Transitioning to Agile/Scrum from PMBOK – Quality management

One of the key advantages of agile is the early detection of defects, which drastically reduces the rework cost. If a defect is detected and rectified within the phase of defect injection. The defect correction cost increases exponentially as the lag between defect detection and defect injection increases. Since the sprint culminates in a demonstrable piece of functionality, the defect leakage reduces, hence reduction of rework.

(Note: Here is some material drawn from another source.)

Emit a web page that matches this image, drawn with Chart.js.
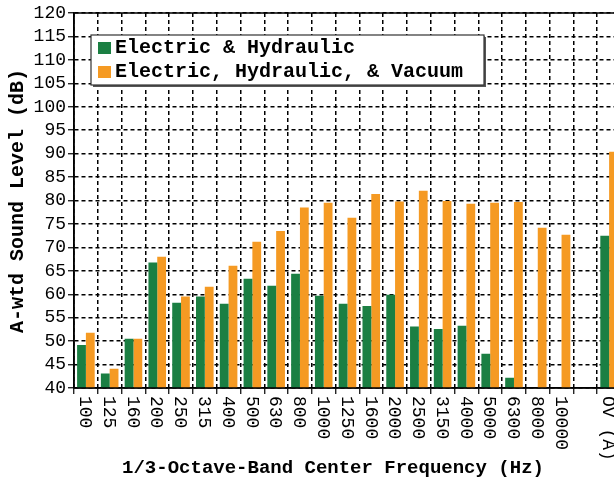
<!DOCTYPE html>
<html>
<head>
<meta charset="utf-8">
<script src="https://cdn.jsdelivr.net/npm/chart.js@4.4.1/dist/chart.umd.min.js"></script>
<style>
  html, body { margin: 0; padding: 0; background: #fff; overflow: hidden; }
  #wrap { width: 630px; height: 483px; }
</style>
</head>
<body>
<div id="wrap"><canvas id="barChart" width="630" height="483"></canvas></div>
<script>
// bandas de 1/3 de oitava + total (OV)
const bands = ['100', '125', '160', '200', '250', '315', '400', '500', '630', '800',
  '1000', '1250', '1600', '2000', '2500', '3150', '4000', '5000', '6300', '8000', '10000', '', 'OV (A)'];
const elecHyd = [49.2, 43.1, 50.5, 66.8, 58.2, 59.5, 58.0, 63.3, 61.8, 64.4,
  59.7, 58.0, 57.5, 59.9, 53.1, 52.6, 53.3, 47.3, 42.2, null, null, null, 72.5];
const elecHydVac = [51.8, 44.1, 50.5, 68.0, 59.5, 61.6, 66.1, 71.2, 73.5, 78.5,
  79.5, 76.3, 81.4, 79.8, 82.1, 79.9, 79.3, 79.5, 79.7, 74.2, 72.7, null, 90.4];
const seriesNames = ['Electric & Hydraulic', 'Electric, Hydraulic, & Vacuum'];
const yTicks = { min: 40, max: 120, step: 5 };

const MONO = '"Liberation Mono", "Courier New", monospace';
Chart.defaults.font.family = MONO;
Chart.defaults.color = '#000';

// desenha rótulos girados, títulos, legenda e moldura
const extras = {
  id: 'extras',
  afterDraw(chart) {
    const ctx = chart.ctx;
    const area = chart.chartArea;
    const xs = chart.scales.x;

    // moldura
    ctx.save();
    ctx.strokeStyle = '#000';
    ctx.lineWidth = 1.5;
    ctx.strokeRect(area.left, area.top, area.right - area.left, area.bottom - area.top);
    ctx.restore();

    // rótulos do eixo x (girados no sentido horário)
    ctx.save();
    ctx.fillStyle = '#000';
    ctx.font = '18px ' + MONO;
    ctx.textAlign = 'left';
    ctx.textBaseline = 'middle';
    bands.forEach((b, i) => {
      if (!b) return;
      const x = xs.getPixelForValue(i) - 1;
      ctx.save();
      ctx.translate(x, area.bottom + 8);
      ctx.rotate(Math.PI / 2);
      ctx.fillText(b, 0, 0);
      ctx.restore();
    });
    ctx.restore();

    // títulos
    ctx.save();
    ctx.fillStyle = '#000';
    ctx.font = 'bold 19px ' + MONO;
    ctx.textAlign = 'center';
    ctx.textBaseline = 'middle';
    ctx.fillText('1/3-Octave-Band Center Frequency (Hz)', 333, 468);
    ctx.translate(18, 201);
    ctx.rotate(-Math.PI / 2);
    ctx.font = 'bold 20px ' + MONO;
    ctx.fillText('A-wtd Sound Level (dB)', 0, 0);
    ctx.restore();

    // legenda
    const lx = 91, ly = 35, lw = 393, lh = 50;
    ctx.save();
    ctx.fillStyle = '#555';
    ctx.fillRect(lx + 2, ly + 2, lw, lh);
    ctx.fillStyle = '#fff';
    ctx.fillRect(lx, ly, lw, lh);
    ctx.strokeStyle = '#333';
    ctx.lineWidth = 1.2;
    ctx.strokeRect(lx, ly, lw, lh);
    ctx.font = 'bold 20px ' + MONO;
    ctx.textBaseline = 'middle';
    ctx.textAlign = 'left';
    chart.data.datasets.forEach((ds, i) => {
      const cy = 48 + i * 24;
      ctx.fillStyle = ds.backgroundColor;
      ctx.fillRect(98, cy - 6, 13, 12);
      ctx.fillStyle = '#000';
      ctx.fillText(ds.label, 115, cy);
    });
    ctx.restore();
  }
};

const ctx1 = document.getElementById('barChart').getContext('2d');
const barChart = new Chart(ctx1, {
  type: 'bar',
  data: {
    labels: bands,
    datasets: [{
      label: seriesNames[0],
      data: elecHyd,
      backgroundColor: '#1b7f43',
      borderWidth: 0
    }, {
      label: seriesNames[1],
      data: elecHydVac,
      backgroundColor: '#f59a23',
      borderWidth: 0
    }]
  },
  options: {
    responsive: false,
    animation: false,
    devicePixelRatio: 1,
    layout: { padding: { left: 0, right: 9, top: 13, bottom: 0 } },
    datasets: { bar: { categoryPercentage: 0.74, barPercentage: 1.0 } },
    plugins: {
      legend: { display: false },
      tooltip: { enabled: false }
    },
    scales: {
      x: {
        offset: true,
        ticks: { display: false, autoSkip: false },
        grid: {
          offset: true,
          color: '#000',
          lineWidth: 1.5,
          tickLength: 6,
          tickColor: '#000',
          tickWidth: 1.2
        },
        border: { display: true, color: '#000', width: 1.5, dash: [4, 3] },
        afterFit(s) { s.height = 95; }
      },
      y: {
        min: yTicks.min,
        max: yTicks.max,
        ticks: { stepSize: yTicks.step, autoSkip: false, font: { size: 18 }, padding: 2, color: '#000' },
        grid: {
          color: '#000',
          lineWidth: 1.5,
          tickLength: 6,
          tickColor: '#000',
          tickWidth: 1.2
        },
        border: { display: true, color: '#000', width: 1.5, dash: [4, 3] },
        afterFit(s) { s.width = 74; }
      }
    }
  },
  plugins: [extras]
});
</script>
</body>
</html>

All agile frameworks including scrum is based on iterations, and have elements of test driven development imbibed into in one form or other. In Scrum, the acceptance tests for the features to be developed during the sprint are written upfront and are captured as part of user stories. That leads to our discussions towards user stories. User stories are one or two page narration of the feature to be developed and consists of;

  • The product backlog entry for which the user story is developed
  • The narration of the feature to be developed
  • Conversations that happen during planning and development
  • Acceptance tests

The development teams job is to develop the feature, which will make the defined acceptance tests for the feature redundant. If I have to draw a parallel between the product backlog entry and the user story, it will be to work package to WBS dictionary.

Continuous refactoring of the code is another aspect of building quality into the product in agile. The code, even if it passes the acceptance tests, gets refactored continuously, resulting in contunuous improvement of the code. Apart from these two unique aspects of agile, all other conventional QA activities are also performed as part of engineering.  Daily integration of work, and the execution of the sanity tests are another aspect of QA within agile teams. As a blanket criteria well understood definition of ‘Done” also plays a major role to achieve improved quality within agile teams.








Instead of independent testing concept, here the philosophy is to allow the programmer and the tester to work together in delivering working software, which will provide good value to the stakeholders. That calls for a paradigm shift.